Hi everyone, I'm posting this thread up because I'm not sure where else to turn and i'd like to get some feedback from the TSR community. Please feel to advise as you see fit. Thank you so much in advance.
I'm sorry if this is a little long-winded to read but I want to give as much information as possible so the situation is as clear as possible...
So a little background:
I'm going to my final year at univeristy in a London uni. I am a little older than the usual final year student due to me taking two gap years before and during the course of my degree. My mother is a single mother who has raised my sisters and I up for years without any help so I feel a certain level of indebtedness to her on that account. We're West African so my mother tends to have quite 'strong' views when it comes to how things should be done. However given that my sisters and I were not surrounded by people who had a similar mindset to my mother, we tend to be more liberal in our thinking and our view of the world around us.
So the issue:
Two years ago I met this really great guy. My previous relationships before him have not been all that great, a little lackluster and really nothing to write home about. But this guy. I spend days and days with him and I just can not describe how happy I am when we're together. We do argue and have our differences but those times still don't take away from the overall shine of the relationship. I have met his family and I get on so well with them, I adore his mom and keep in touch with her when I'm not visiting.
My mother has never met him and refuses to do so because he is white.
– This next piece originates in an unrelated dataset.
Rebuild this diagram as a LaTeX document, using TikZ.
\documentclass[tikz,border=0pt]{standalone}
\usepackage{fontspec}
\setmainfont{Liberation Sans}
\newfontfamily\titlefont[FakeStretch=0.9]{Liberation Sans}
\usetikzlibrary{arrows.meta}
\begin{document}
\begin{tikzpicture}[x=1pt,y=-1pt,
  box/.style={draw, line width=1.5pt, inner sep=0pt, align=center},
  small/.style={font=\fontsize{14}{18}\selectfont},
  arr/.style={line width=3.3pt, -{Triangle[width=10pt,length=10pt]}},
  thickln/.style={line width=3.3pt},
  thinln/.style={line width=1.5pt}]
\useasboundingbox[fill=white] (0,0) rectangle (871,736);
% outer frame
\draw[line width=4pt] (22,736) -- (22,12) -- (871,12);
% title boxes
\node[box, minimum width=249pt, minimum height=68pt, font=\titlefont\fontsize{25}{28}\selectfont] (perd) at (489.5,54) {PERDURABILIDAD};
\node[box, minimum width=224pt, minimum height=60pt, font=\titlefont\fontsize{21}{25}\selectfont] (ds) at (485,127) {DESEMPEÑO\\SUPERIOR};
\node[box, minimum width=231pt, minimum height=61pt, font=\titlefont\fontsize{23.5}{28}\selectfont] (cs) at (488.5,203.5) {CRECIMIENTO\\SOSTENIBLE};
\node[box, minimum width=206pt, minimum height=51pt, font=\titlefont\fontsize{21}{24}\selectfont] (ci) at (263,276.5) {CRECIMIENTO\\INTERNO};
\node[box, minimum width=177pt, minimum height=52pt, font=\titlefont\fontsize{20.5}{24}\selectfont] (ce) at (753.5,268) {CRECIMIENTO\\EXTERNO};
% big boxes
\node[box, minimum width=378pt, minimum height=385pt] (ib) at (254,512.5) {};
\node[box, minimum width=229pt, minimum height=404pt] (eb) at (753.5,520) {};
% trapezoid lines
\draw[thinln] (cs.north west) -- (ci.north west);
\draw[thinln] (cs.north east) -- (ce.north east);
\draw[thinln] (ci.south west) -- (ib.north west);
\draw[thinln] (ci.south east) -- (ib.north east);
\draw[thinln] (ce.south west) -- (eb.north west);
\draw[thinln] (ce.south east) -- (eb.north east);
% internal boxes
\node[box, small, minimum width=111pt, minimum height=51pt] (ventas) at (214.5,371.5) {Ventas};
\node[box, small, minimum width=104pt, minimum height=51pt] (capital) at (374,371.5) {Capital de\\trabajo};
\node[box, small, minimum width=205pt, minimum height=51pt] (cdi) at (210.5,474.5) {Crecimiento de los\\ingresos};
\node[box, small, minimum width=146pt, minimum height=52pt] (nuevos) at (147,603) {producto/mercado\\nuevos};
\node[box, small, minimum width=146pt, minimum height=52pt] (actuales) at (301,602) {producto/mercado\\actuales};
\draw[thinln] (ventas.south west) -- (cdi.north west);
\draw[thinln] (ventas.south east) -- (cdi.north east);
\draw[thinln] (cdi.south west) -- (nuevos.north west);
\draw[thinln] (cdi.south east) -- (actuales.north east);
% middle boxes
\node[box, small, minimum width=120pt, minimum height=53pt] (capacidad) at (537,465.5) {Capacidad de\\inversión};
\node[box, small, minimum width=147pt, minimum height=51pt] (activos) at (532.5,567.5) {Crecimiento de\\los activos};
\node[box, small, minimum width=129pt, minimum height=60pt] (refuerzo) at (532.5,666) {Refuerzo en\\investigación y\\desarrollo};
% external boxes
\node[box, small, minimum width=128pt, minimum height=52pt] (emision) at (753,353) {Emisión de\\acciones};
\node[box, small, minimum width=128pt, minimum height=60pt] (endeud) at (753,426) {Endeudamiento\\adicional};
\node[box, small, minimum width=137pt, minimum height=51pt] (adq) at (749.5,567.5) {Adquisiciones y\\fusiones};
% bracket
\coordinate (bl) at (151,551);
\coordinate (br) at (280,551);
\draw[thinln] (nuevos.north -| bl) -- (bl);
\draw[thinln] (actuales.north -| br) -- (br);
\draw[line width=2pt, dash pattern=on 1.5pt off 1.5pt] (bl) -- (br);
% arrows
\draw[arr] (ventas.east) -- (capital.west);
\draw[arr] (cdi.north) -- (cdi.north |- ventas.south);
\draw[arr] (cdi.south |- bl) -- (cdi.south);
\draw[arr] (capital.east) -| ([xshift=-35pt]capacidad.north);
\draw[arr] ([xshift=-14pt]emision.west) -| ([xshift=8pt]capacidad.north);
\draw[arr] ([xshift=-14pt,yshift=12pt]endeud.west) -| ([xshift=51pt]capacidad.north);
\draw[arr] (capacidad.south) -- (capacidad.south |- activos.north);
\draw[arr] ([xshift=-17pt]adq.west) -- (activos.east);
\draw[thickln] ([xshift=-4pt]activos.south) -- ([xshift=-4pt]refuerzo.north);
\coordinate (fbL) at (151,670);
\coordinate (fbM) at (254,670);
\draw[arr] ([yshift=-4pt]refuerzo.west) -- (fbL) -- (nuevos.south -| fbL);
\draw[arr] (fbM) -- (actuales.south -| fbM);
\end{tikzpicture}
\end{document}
That is her only reason. i know how this sounds and i can not describe how heartbreaking it is to hear her racist remarks towards him and just her general abuse. I have cried and cried at the hands of this woman over my boyfriend. She's called me every name under the sun because she believes that I shouldn't be with him because of his race. She refuses to acknowledge how happy he makes me. My sisters have met him and they all love him and think he's wonderful and they have tried to talk sense into her and she refuses to budge. She just goes about her way of trying to get me to break up with him. She once gave me an ultimatum that I should either choose her or leave him. I got tired of the stress and abuse and my boyfriend and I broke up briefly. However, I got back with him again because I got tired of compromising my own happiness for her ignorance.
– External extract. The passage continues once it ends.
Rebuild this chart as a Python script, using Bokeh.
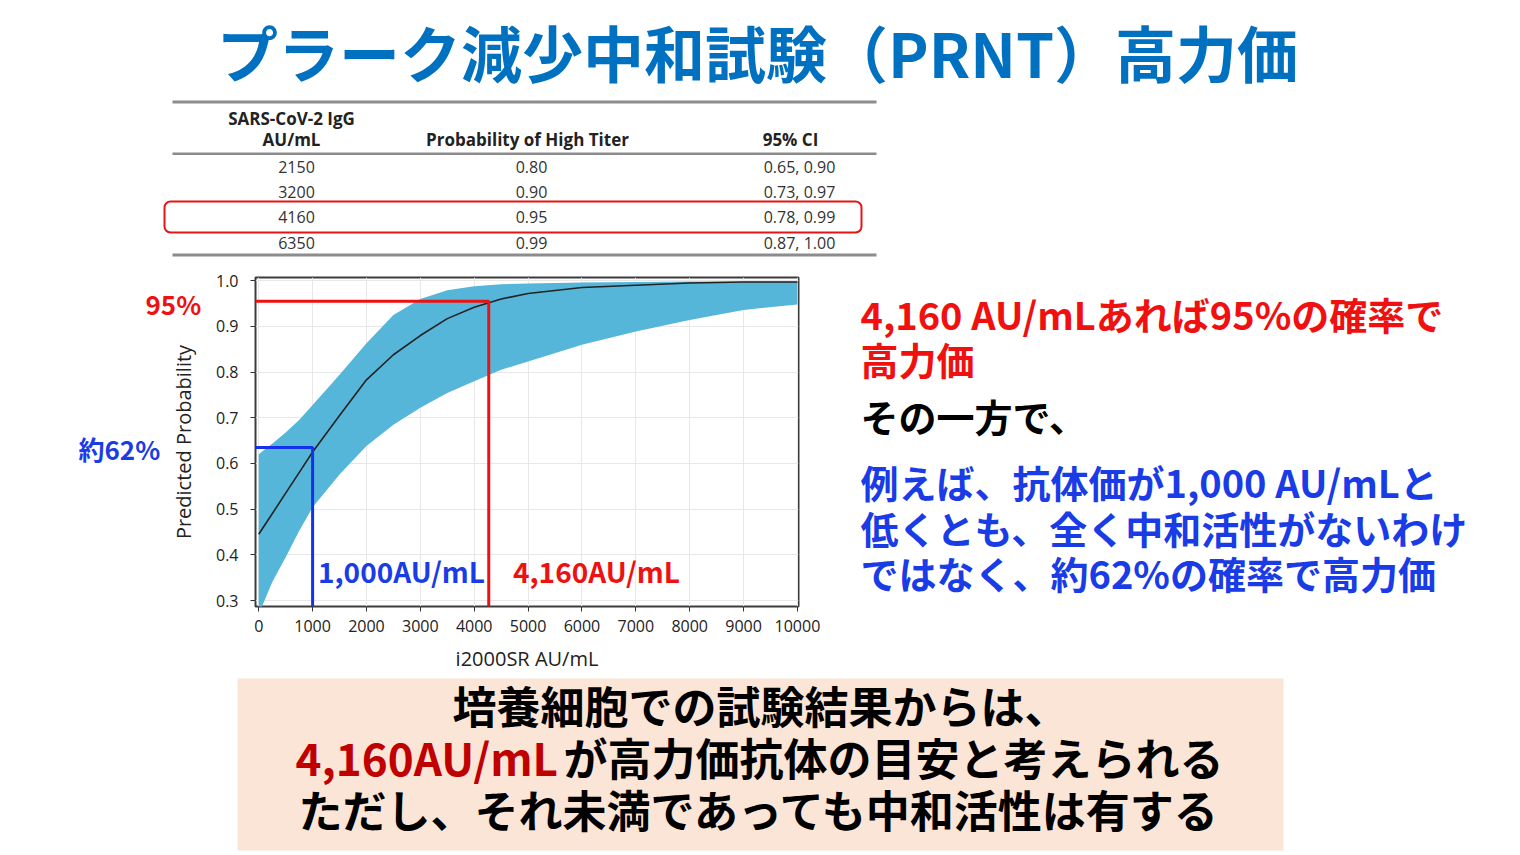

Fast-forward to this morning:
She found out that I decided to complete an internship for a Big 4 company closer to where he lives. She called me and she was furious and ranting and raving. When I initially applied I didn't think I'd get through and secure the internship so I figure I'd cross that bridge when I got there. Well, turns out that I would have to cross that bridge today. She's not happy at all that I would be living closer to him and away from the family home for the duration of my internship. It's not the fact that I would be away from the family home as I have been to boarding school and my internship in my first year meant I spent 2 months living in Herts for the duration of that internship. This internship is a great opportunity and I'm very much looking forward to it. But I can't get over the fact that she hates someone that she has never met before so strongly due to his race and the fact that I won't dump him on a whim to keep her happy.
Has anyone else every experienced this or a similar situation before? Or do y'all have any advice for me to help manage my relationship with my mother? Regardless of her behaviour I still love her very much and I just would like to make things work and get her to accept him or at least meet him once.